6
“The best multi-agent system is one where doing the right thing is also the easy thing.”
- Even “cooperative” agents can defect if incentives are misaligned — design for it with mechanism design.
- Reputation only works if agents have persistent identity — anonymous agents can’t be held accountable.
- Same model weights = same biases = easy collusion. Diversify your agent pool across models and prompts.
7
“Learn the patterns — frameworks change fast.”
- Role specialization: if you cannot unit-test a role’s expected output, the role definition is too loose.
- Tool access is your permission model — treat it like IAM, not a free buffet.
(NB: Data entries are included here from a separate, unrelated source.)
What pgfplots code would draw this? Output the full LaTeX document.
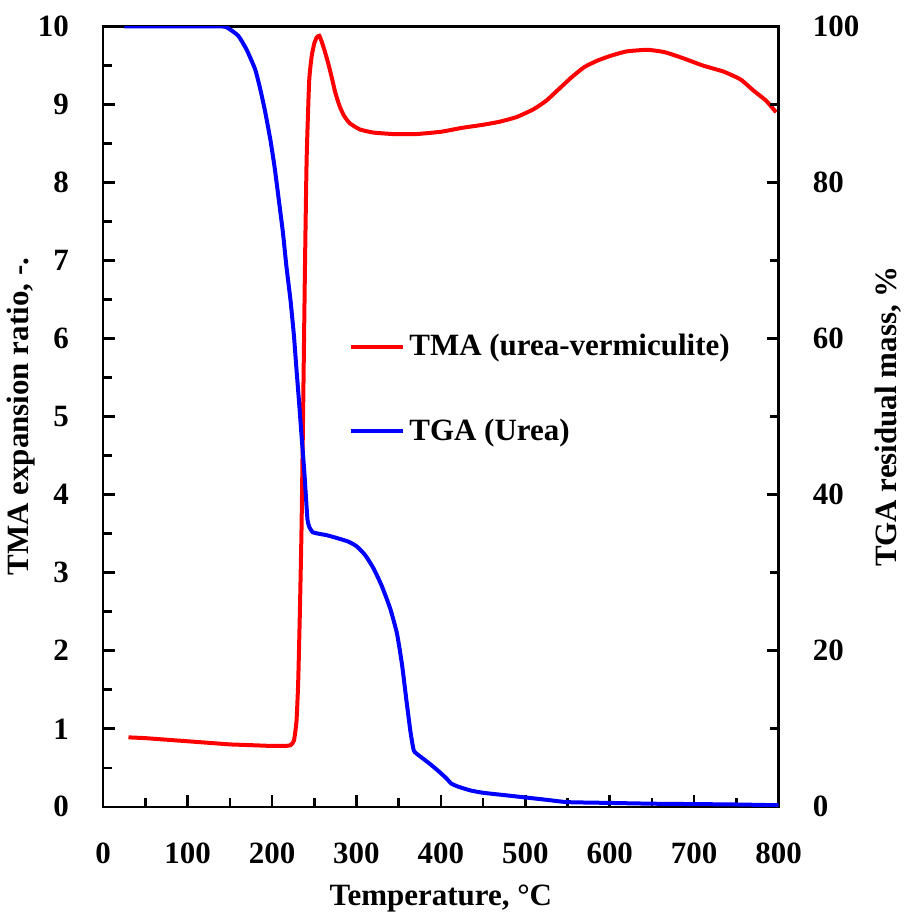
\documentclass[border=0pt]{standalone}
\usepackage{fontspec}
\setmainfont{Liberation Serif}
\usepackage{pgfplots}
\pgfplotsset{compat=1.18}
\pgfplotstableread{
x y
30 0.89
50 0.88
75 0.86
100 0.84
125 0.82
150 0.80
175 0.79
200 0.78
215 0.78
222 0.79
226 0.85
229 1.1
231 1.6
233 2.5
235 3.6
237 5.2
239 6.9
241 8.3
244 9.3
247 9.62
250 9.78
253 9.86
256 9.88
259 9.8
262 9.7
266 9.55
270 9.38
275 9.15
280 8.98
285 8.86
292 8.76
304 8.68
320 8.64
345 8.62
370 8.62
400 8.65
425 8.7
450 8.74
470 8.78
490 8.84
510 8.94
525 9.05
540 9.2
555 9.35
570 9.48
585 9.56
600 9.62
620 9.68
645 9.7
665 9.67
685 9.6
710 9.5
735 9.42
755 9.32
770 9.18
785 9.05
797 8.9
}\tma
\pgfplotstableread{
x y
25 100
134 100
146 99.9
160 98.8
170 97
180 94.5
186 92
192 89
198 85.5
203 82
208 77.8
213 73.5
217 69.3
222 64.8
226 60.3
229 56
232 51.9
235 47.5
238 43.3
240 40
242 36.8
244 35.9
248 35.2
255 35
265 34.8
275 34.5
290 34
300 33.4
310 32.3
320 30.6
330 28.3
340 25.4
348 22.2
354 18.2
359 13.8
364 9.6
368 7.2
375 6.5
387 5.5
398 4.5
407 3.6
412 3.0
420 2.6
435 2.1
450 1.8
475 1.5
500 1.2
525 0.9
550 0.6
600 0.5
650 0.4
700 0.35
750 0.3
800 0.2
}\tga
\begin{document}
\begin{tikzpicture}
\pgfplotsset{
  common/.style={
    scale only axis, width=338pt, height=390.5pt,
    xmin=0, xmax=800,
    tick align=inside,
    major tick length=6pt, minor tick length=4.5pt,
    every tick/.style={black, line width=1.3pt},
    axis line style={line width=1.3pt},
    /pgf/number format/assume math mode=true,
    tick label style={font=\fontsize{15.5}{18}\selectfont\bfseries, inner sep=0pt},
    label style={font=\fontsize{15.5}{18}\selectfont\bfseries},
  }
}
\begin{axis}[common,
  ymin=0, ymax=10,
  xtick={0,100,...,800}, minor x tick num=1,
  ytick={0,1,...,10}, minor y tick num=1,
  xtick pos=bottom, ytick pos=left,
  yticklabel style={xshift=-17pt},
  xticklabel style={yshift=-18pt},
  xlabel={Temperature, °C},
  ylabel={TMA expansion ratio, -.},
  xlabel style={yshift=-7pt},
  ylabel style={yshift=-2pt},
]
\addplot[red, line width=2pt, smooth, tension=0.3] table[x=x,y=y] {\tma};
\end{axis}
\begin{axis}[common,
  ymin=0, ymax=100,
  axis x line=none, axis y line*=right,
  ytick={0,20,...,100}, minor y tick num=1,
  yticklabel style={xshift=17pt},
  ylabel={TGA residual mass, \%},
  ylabel style={yshift=-4pt},
  legend style={at={(0.364,0.611)}, anchor=north west, draw=none, fill=none,
    font=\fontsize{15.5}{18}\selectfont\bfseries, row sep=26pt, inner sep=0pt},
  legend cell align=left,
  legend image code/.code={\draw[#1] (0pt,0pt) -- (26pt,0pt);},
]
\addlegendimage{red, line width=2pt}
\addlegendentry{TMA (urea-vermiculite)}
\addplot[blue, line width=2pt, smooth, tension=0.3] table[x=x,y=y] {\tga};
\addlegendentry{TGA (Urea)}
\end{axis}
\path ([yshift=8pt]current bounding box.north) -- ++(0,0);
\end{tikzpicture}
\end{document}
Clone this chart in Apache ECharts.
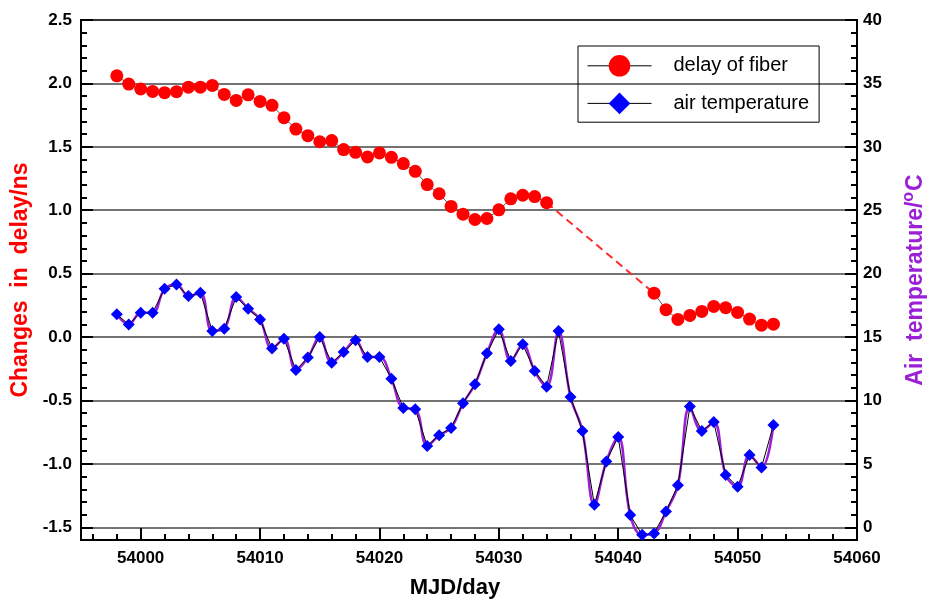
<!DOCTYPE html>
<html>
<head>
<meta charset="utf-8">
<script src="https://cdn.jsdelivr.net/npm/echarts@6/dist/echarts.min.js"></script>
<style>
html,body{margin:0;padding:0;background:#fff;}
#chart{width:927px;height:601px;}
</style>
</head>
<body>
<div id="chart"></div>
<script>
// ---- data ----
var fiberStart1 = 53998; // consecutive days 53998..54034
var delay1 = [2.06,1.995,1.956,1.937,1.927,1.935,1.97,1.97,1.984,1.913,1.866,1.91,1.858,1.827,1.73,1.64,1.588,1.54,1.549,1.478,1.457,1.42,1.452,1.417,1.368,1.307,1.202,1.13,1.03,0.969,0.927,0.935,1.003,1.09,1.118,1.108,1.06];
var fiberStart2 = 54043; // consecutive days 54043..54053
var delay2 = [0.346,0.216,0.139,0.171,0.202,0.242,0.231,0.194,0.142,0.094,0.102];
var tempStart = 53998; // consecutive days 53998..54053
var temperature = [16.79,16.0,16.92,16.92,18.81,19.15,18.23,18.5,15.47,15.66,18.15,17.24,16.39,14.09,14.87,12.4,13.38,15.0,12.98,13.82,14.74,13.43,13.43,11.72,
  9.41,9.31,6.42,7.26,7.84,9.78,11.28,13.72,15.61,13.11,14.43,12.32,11.09,15.47,10.28,7.6,1.77,5.19,7.13,0.98,-0.59,-0.48,1.25,3.32,9.52,7.6,8.31,4.13,3.19,5.71,4.72,8.07];
var xTicks = [54000,54010,54020,54030,54040,54050,54060];
var leftTicks = [-1.5,-1.0,-0.5,0.0,0.5,1.0,1.5,2.0,2.5];
var rightTicks = [0,5,10,15,20,25,30,35,40];

function pairs(start, vals){ return vals.map(function(v,i){ return [start+i, v]; }); }
var xMinor = []; for (var d = 53996; d <= 54058; d += 2) { if (xTicks.indexOf(d) < 0) xMinor.push(d); }

var FONT = "'Liberation Sans', Arial, Helvetica, sans-serif";
var fiber1 = pairs(fiberStart1, delay1);
var fiber2 = pairs(fiberStart2, delay2);
var gap = [fiber1[fiber1.length-1], fiber2[0]];
var temp = pairs(tempStart, temperature);

var chart = echarts.init(document.getElementById('chart'), null, {renderer:'canvas'});
var tickStyle = {color:'#000', width:2};
chart.setOption({
  animation:false,
  backgroundColor:'#fff',
  grid:{left:81, top:20, right:70, bottom:61, show:true, borderColor:'#000', borderWidth:2,
        backgroundColor:'transparent', containLabel:false, outerBoundsMode:'none'},
  legend:{
    data:['delay of fiber','air temperature'],
    orient:'vertical', left:578, top:46,
    itemWidth:64, itemHeight:27, itemGap:16,
    padding:[9,10,8,9],
    borderColor:'#000', borderWidth:1,
    lineStyle:{color:'#000', width:1},
    textStyle:{fontFamily:FONT, fontSize:20, color:'#000', padding:[0,0,0,17]}
  },
  xAxis:[
    {type:'value', min:53995, max:54060, position:'bottom',
     axisLine:{show:true, onZero:false, lineStyle:{color:'#000', width:2}},
     axisTick:{show:true, inside:true, length:12, lineStyle:tickStyle, customValues:xTicks},
     axisLabel:{customValues:xTicks, margin:10, fontFamily:FONT, fontSize:17, color:'#000', fontWeight:'bold',
       formatter:function(v){ return String(v); }},
     splitLine:{show:false},
     name:'MJD/day', nameLocation:'middle', nameGap:37,
     nameTextStyle:{fontFamily:FONT, fontSize:22, fontWeight:'bold', color:'#000', padding:[0,28,0,0]}
    },
    {type:'value', min:53995, max:54060, position:'bottom',
     axisLine:{show:false, onZero:false},
     axisTick:{show:true, inside:true, length:6, lineStyle:tickStyle, customValues:xMinor},
     axisLabel:{show:false}, splitLine:{show:false}
    }
  ],
  yAxis:[
    {type:'value', min:-1.6, max:2.5, position:'left',
     axisLine:{show:true, onZero:false, lineStyle:{color:'#000', width:2}},
     axisTick:{show:true, inside:true, length:12, lineStyle:tickStyle, customValues:leftTicks},
     axisLabel:{customValues:leftTicks, margin:9, fontFamily:FONT, fontSize:17, fontWeight:'bold', color:'#000',
       formatter:function(v){ return v.toFixed(1); }},
     splitLine:{show:true, lineStyle:{color:'#444', width:1.5}},
     name:'Changes  in  delay/ns', nameLocation:'middle', nameGap:45, nameRotate:90,
     nameTextStyle:{fontFamily:FONT, fontSize:23, fontWeight:'bold', color:'#ff0000'}
    },
    {type:'value', min:-1.6, max:2.5, interval:0.1, position:'left',
     axisLine:{show:false, onZero:false},
     axisTick:{show:true, inside:true, length:6, lineStyle:tickStyle},
     axisLabel:{show:false}, splitLine:{show:false}
    },
    {type:'value', min:-1, max:40, position:'right',
     axisLine:{show:true, onZero:false, lineStyle:{color:'#000', width:2}},
     axisTick:{show:true, inside:true, length:12, lineStyle:tickStyle, customValues:rightTicks},
     axisLabel:{customValues:rightTicks, margin:6, fontFamily:FONT, fontSize:17, fontWeight:'bold', color:'#000'},
     splitLine:{show:false},
     name:'{a|Air  temperature/}{s|o}{a|C}', nameLocation:'middle', nameGap:44, nameRotate:90,
     nameTextStyle:{color:'#9b1fd6', rich:{
        a:{fontFamily:FONT, fontSize:23, fontWeight:'bold', color:'#9b1fd6', verticalAlign:'bottom'},
        s:{fontFamily:FONT, fontSize:16, fontWeight:'bold', color:'#9b1fd6', verticalAlign:'top', padding:[0,1,10,0]}
     }}
    },
    {type:'value', min:-1, max:40, interval:1, position:'right',
     axisLine:{show:false, onZero:false},
     axisTick:{show:true, inside:true, length:6, lineStyle:tickStyle},
     axisLabel:{show:false}, splitLine:{show:false}
    }
  ],
  series:[
    {name:'delay of fiber', type:'line', xAxisIndex:0, yAxisIndex:0, data:fiber1,
     symbol:'circle', symbolSize:13, itemStyle:{color:'#ff0000'},
     lineStyle:{color:'#555', width:1}, z:5},
    {name:'delay of fiber', type:'line', xAxisIndex:0, yAxisIndex:0, data:fiber2,
     symbol:'circle', symbolSize:13, itemStyle:{color:'#ff0000'},
     lineStyle:{color:'#555', width:1}, z:5},
    {name:'fiber gap', type:'line', xAxisIndex:0, yAxisIndex:0, data:gap,
     symbol:'none', lineStyle:{color:'#ff2a2a', width:2, type:[8,5]}, z:4},
    {name:'temperature smooth', type:'line', xAxisIndex:0, yAxisIndex:2, data:temp,
     symbol:'none', smooth:0.4, lineStyle:{color:'#9b1fd6', width:2.5}, z:3},
    {name:'air temperature', type:'line', xAxisIndex:0, yAxisIndex:2, data:temp,
     symbol:'diamond', symbolSize:12, itemStyle:{color:'#0000ff'},
     lineStyle:{color:'#000', width:1}, z:4}
  ]
});
</script>
</body>
</html>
Log every call.
- Match conversation patterns to decision types: debate for judgment, hierarchy for execution, reflection for quality.
8
“Agent-level tests passing does not guarantee system-level success — test the interactions.”
- Evaluate at three layers: agent capability, interaction quality, and end-to-end task success.
- Always report cost alongside accuracy — a 2% accuracy gain at 5× cost is rarely worth it.
- Ablation studies: remove agents one at a time. No effect = remove it. System crash = add redundancy.
9
“Safety is not a feature you add at the end — it is an architecture decision you make at the start.”
- The danger is a chain of agents trusting each other’s mistakes — cascading failures are the top risk.
- Guardrails must run at every agent boundary, not just the user-facing edge.
- An untested kill switch is a false sense of security — drill it regularly.
10
“Multi-agent systems are distributed systems with language interfaces — treat them with that level of rigor.”
- The demo-to-production gap is engineering discipline: cost controls, latency SLAs, graceful degradation.
- The cheapest token is the one you never send — prune context, tier models, cache tool results.
- Every agent needs an on-call owner — “the AI did it” is not an incident response.
Section takeaway: Production MAS requires game-theoretic design, rigorous evaluation at every layer, safety as architecture, and distributed-systems engineering discipline. Principles outlast frameworks.